L'opportunité des poursuites judiciaires relève essentiellement du pouvoir discrétionnaire du chef du parquet de la juridiction compétente, à savoir ici, madame le procureur général près le Tribunal criminel spécial ; même comme nous savons tous que le chef du parquet c'est le ministre d'Etat ministre de la Justice (Minjustice) garde des sceaux. Cette primauté du Minjustice est confirmée par le parallélisme de forme qui voudrait que lui seul puisse ordonner l'arrêt des poursuites judiciaires engagées. On voit très bien la bifurcation de l'exécutif sur le judiciaire, même comme je refuse de parler de l'inféodation. Encore qu'il ne faut jamais perdre de vue que le chef de l'État est le président du conseil supérieur de la magistrature. S'il jouit d'un pouvoir de nomination et de révocation, vous conviendrez avec moi, comme on nous l'enseigne dans les amphithéâtres, qu'il est un monarque constitutionnel ; puisque c'est la Constitution qui lui donne tous ces pouvoirs.  

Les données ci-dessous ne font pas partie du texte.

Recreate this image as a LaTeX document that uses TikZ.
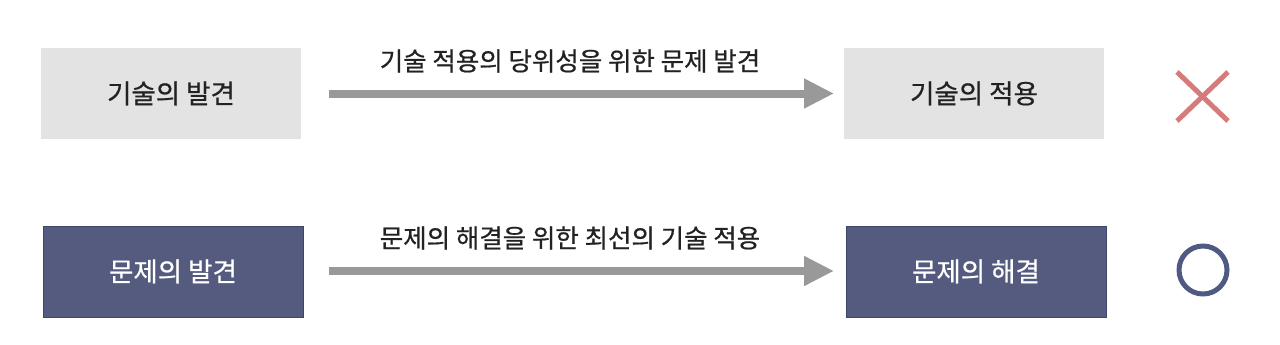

La lutte contre les détournements de fonds, ce n'est pas seulement les arrestations. Pour être plus crédible, est-ce que le Tcs ne devrait pas mettre l'accent sur le remboursement  du corps du délit ?
Le remboursement du corps du délit n'est pas de la compétence du Tcs. C'est une faculté offerte par la loi spéciale aux personnes poursuivies qui ont la latitude d'offrir de transiger avec la justice. On peut parler de justice négociée ou de transaction pénale. Mais dans la rédaction du texte relatif au remboursement du corps du délit, un verrou grave s'est glissé, compromettant ainsi l'esprit du législateur. Il a été sciemment et savamment écrit qu’ « en cas de remboursement du corps du délit, le ministre de la Justice peut ordonner l'arrêt des poursuites ».

Ça c'est une grave duperie, puisqu'en cas de remboursement du corps du délit, l'arrêt des poursuites judiciaires n'est ni automatique ni acquise. C'est ce frein qui pousse les personnes poursuivies à ne plus offrir de rembourser, puisqu'elles ne jouissent d'aucune garantie qu'elles seront libérées. Cette loi sur la restitution du corps du délit, pour être efficace, doit être réécrite. Au lieu de «Le Minjustice peut… », il doit être écrit « le Minjustice doit… ». On partira du pouvoir discrétionnaire du Minjustice à la compétence  liée.

Tout ce que le peuple souhaite, ce n'est pas tant les arrestations en cascade, mais le redécollage de l'économie, laquelle passe par le retour dans les caisses de l'Etat des sommes d'argent distraites ou exfiltrées. Nous pouvons prendre exemple sur l'Arabie saoudite où 360 dignitaires du régime suspectés de corruption ont été appréhendés, puis relaxés après restitution du corps du délit. Et ce, après qu'ils ont été retenus pendant plus d'un mois dans un hôtel huppé sans possibilité de sortir.